▸ Written instruction: Say how many lines of the material below contain the word "this", with no other words.

▸ Input material:
##########

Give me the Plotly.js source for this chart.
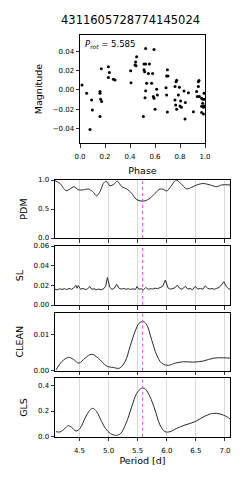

##########

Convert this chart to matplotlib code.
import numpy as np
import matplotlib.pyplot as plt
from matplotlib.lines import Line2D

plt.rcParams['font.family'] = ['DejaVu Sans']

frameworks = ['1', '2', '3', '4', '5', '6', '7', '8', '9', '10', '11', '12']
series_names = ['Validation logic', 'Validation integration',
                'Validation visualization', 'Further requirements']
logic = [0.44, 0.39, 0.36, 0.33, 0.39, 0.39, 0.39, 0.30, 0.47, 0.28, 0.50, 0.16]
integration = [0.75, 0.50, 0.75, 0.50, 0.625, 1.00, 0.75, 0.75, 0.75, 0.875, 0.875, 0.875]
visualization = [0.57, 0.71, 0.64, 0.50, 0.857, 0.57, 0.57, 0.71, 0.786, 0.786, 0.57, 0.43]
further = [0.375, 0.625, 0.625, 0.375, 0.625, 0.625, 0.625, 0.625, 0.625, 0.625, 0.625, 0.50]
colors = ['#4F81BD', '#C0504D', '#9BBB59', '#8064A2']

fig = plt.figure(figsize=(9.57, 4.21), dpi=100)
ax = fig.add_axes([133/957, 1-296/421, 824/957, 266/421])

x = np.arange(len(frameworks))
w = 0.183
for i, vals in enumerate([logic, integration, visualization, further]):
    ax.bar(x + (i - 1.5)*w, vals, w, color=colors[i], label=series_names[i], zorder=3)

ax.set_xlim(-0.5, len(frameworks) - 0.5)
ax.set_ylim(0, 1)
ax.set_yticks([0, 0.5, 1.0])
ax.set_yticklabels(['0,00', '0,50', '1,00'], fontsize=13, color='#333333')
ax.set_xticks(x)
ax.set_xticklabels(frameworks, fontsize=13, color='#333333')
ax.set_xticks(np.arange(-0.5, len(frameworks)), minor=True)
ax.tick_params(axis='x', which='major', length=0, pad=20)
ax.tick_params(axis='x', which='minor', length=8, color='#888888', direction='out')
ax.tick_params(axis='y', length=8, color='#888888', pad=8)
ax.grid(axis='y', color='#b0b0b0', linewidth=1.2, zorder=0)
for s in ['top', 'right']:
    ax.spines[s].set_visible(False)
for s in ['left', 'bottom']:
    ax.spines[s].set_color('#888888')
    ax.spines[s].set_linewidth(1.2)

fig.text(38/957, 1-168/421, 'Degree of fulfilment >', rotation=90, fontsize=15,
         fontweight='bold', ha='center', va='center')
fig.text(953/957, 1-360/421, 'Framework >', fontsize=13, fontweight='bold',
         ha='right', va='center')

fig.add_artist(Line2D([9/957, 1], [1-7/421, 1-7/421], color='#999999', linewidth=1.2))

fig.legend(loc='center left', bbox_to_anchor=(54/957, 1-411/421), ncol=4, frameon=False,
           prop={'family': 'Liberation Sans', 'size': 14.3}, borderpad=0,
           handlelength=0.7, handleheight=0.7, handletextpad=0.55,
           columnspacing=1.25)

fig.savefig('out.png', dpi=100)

##########

▸ Response to the task: 2